O episódio As Tentações de Santo Antão no Deserto tornou-se lendário durante a Idade Média, e amplamente retratado na literatura e nas artes, especialmente na iconografia religiosa. Muito embora os teores lendários que se multiplicaram, as narrativas das tentações pretendiam salientar características éticas do personagem. Tais narrativas trazem que, entre as tentações a que foi submetido o monge, está a do aparecimento de uma pilha de ouro. Em “Santo Antão, o Abade, tentado por uma pilha de ouro no deserto”, Fra Angelico retrata o religioso reagindo com espanto e veemência ao apelo do metal. Interpondo-se no caminho de um indivíduo solitário e despojado, o ouro brilha e se insinua. Afastando-se da bidimensionalidade bizantina, Fra Angelico nos oferece um cenário com boa perspectiva e profundidade. Ao fundo do caminho, os símbolos da peregrinação pessoal do religioso.

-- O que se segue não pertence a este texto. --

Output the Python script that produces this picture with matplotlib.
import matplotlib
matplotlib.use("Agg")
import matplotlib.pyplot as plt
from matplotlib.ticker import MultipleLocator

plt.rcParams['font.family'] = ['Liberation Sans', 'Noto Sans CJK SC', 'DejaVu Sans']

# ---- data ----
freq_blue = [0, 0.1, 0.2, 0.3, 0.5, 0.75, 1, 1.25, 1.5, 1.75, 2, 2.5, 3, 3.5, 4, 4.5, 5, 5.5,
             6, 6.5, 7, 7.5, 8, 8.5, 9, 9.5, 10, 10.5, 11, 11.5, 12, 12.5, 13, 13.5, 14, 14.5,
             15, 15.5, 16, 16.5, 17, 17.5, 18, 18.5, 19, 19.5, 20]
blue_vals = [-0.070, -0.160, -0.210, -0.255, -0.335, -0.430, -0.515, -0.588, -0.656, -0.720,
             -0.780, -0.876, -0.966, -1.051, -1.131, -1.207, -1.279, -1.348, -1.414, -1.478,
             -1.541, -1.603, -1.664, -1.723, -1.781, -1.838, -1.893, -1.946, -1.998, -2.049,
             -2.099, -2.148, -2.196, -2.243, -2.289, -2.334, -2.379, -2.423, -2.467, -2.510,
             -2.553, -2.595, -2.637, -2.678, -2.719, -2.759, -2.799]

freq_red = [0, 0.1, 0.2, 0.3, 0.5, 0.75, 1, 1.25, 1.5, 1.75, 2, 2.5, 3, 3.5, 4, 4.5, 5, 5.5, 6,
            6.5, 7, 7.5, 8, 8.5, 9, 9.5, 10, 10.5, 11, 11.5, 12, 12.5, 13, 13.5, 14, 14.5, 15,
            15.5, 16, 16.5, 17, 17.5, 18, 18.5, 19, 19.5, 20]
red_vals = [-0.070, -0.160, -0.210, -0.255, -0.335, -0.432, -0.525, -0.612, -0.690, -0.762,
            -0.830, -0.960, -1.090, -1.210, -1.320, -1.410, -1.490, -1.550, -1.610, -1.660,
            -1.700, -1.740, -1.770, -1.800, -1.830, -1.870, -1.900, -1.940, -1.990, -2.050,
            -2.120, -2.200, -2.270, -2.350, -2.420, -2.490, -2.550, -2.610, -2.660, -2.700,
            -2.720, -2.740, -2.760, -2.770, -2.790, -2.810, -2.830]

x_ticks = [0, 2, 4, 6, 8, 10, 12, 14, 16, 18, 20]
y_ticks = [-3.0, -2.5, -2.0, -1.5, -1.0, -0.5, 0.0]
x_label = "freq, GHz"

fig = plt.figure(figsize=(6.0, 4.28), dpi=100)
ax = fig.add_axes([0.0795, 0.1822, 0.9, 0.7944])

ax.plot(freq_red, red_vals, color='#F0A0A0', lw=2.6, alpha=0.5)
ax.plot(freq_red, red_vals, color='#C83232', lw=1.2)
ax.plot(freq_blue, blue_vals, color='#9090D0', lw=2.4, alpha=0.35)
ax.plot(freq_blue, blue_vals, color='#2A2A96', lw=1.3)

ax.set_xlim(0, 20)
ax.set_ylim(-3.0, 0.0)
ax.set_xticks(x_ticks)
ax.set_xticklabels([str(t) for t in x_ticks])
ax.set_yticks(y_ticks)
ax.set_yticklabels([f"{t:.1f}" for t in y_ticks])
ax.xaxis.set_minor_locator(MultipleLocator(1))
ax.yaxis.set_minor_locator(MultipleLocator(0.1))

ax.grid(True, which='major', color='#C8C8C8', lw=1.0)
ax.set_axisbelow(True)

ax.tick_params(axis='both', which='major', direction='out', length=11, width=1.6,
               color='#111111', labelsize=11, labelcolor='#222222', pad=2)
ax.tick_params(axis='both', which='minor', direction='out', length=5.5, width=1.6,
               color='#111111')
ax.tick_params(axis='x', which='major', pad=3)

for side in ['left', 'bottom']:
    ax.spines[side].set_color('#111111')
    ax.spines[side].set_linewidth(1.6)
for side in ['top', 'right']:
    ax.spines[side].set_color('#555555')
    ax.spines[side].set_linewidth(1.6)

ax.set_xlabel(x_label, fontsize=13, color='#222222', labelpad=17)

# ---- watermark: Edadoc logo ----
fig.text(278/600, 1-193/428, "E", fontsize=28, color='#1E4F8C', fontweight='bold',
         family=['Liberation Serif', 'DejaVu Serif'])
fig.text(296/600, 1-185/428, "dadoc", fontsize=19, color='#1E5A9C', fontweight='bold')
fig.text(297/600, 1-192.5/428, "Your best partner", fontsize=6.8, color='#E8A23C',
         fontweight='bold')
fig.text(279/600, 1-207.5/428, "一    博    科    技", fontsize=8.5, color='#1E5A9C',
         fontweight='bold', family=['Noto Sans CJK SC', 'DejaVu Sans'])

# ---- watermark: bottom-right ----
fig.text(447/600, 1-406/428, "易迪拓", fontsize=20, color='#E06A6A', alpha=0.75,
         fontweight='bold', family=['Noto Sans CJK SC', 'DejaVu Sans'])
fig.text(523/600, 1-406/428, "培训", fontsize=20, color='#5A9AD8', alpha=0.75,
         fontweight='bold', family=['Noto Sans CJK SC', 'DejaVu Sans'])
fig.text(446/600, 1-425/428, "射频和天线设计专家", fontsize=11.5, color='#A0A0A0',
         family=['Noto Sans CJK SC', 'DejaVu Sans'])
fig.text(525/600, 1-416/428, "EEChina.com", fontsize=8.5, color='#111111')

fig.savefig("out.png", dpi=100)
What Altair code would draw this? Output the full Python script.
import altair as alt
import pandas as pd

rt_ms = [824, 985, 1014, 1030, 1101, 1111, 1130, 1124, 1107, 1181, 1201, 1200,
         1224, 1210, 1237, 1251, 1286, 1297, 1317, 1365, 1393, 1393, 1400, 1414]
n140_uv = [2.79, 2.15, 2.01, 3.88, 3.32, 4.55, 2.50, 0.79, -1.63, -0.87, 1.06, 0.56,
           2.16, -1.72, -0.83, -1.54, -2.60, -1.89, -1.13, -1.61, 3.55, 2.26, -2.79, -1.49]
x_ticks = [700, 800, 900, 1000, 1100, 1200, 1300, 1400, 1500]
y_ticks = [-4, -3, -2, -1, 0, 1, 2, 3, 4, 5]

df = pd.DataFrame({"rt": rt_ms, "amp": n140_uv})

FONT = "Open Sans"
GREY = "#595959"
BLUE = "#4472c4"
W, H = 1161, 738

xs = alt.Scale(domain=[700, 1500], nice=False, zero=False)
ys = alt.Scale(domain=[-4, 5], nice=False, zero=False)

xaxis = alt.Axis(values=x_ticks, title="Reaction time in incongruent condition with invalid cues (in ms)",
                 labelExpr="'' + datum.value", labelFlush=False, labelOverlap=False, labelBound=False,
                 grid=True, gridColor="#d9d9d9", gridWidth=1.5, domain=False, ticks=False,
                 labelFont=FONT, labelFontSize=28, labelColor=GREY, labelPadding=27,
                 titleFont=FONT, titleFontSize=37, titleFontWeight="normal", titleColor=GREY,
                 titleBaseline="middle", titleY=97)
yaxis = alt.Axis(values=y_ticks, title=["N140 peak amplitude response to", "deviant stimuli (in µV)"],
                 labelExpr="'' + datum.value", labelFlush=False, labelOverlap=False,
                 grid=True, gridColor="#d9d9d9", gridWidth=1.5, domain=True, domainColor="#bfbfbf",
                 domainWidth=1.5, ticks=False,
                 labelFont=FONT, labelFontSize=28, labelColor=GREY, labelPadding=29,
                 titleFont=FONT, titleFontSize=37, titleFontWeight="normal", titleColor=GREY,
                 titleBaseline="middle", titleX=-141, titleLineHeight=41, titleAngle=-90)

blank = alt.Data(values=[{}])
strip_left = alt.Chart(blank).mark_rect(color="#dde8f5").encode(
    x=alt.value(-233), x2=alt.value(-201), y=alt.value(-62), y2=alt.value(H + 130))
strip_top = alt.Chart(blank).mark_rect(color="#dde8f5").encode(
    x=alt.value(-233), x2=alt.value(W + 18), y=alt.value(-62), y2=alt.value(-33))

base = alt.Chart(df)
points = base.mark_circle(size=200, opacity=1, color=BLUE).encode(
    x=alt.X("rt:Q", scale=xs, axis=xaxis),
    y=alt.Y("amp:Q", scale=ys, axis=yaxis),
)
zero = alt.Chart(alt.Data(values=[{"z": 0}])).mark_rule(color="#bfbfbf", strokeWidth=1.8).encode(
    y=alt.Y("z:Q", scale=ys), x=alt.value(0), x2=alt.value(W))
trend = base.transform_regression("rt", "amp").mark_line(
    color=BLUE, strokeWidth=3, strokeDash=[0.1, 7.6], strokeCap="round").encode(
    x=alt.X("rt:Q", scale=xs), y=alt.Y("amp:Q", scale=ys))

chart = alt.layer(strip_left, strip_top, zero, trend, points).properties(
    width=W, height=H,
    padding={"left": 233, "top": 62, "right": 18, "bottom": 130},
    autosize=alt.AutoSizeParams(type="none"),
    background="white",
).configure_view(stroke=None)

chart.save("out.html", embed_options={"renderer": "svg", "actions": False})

Um céu azul, azul de brigadeiro, testemunha a superação do anacoreta a uma fraqueza por demais comum no Brasil, talvez com algum destaque para a capital. Por aqui, o “vil metal” tem comprado a consciência com imensa facilidade… E os montantes vão a pilhas e pilhas, caixas, maletas, cuecas recheadas, mensalões e remessas para paraísos fiscais. No maior país católico do mundo, ao que parece, aquele antigo santo não é muito popular. Os recentes censos informam que também o número de professos evangélicos tem crescido por aqui. Conquanto a fé evangélica repudie a mediação, intercessão ou o nominado “tesouro de méritos dos santos”, os evangélicos não farão mal se considerarem um pouco da ética do antigo Pai da Igreja neste particular. Simonia e escândalos financeiros têm revelado o quanto se aprofundou o emaranhado da “raiz de todos os males”, conforme a descreveu a pena apostólica.

(Obras consultadas: GONZALEZ, Justo L.. A Era dos Gigantes; Uma História Ilustrada do Cristianismo. Vol. 2. Primeira Edição. São Paulo: Vida Nova, 1980, 182p.; SANTO AGOSTINHO. Confissões. São Paulo: Editora Paulus, 1984, 446p.)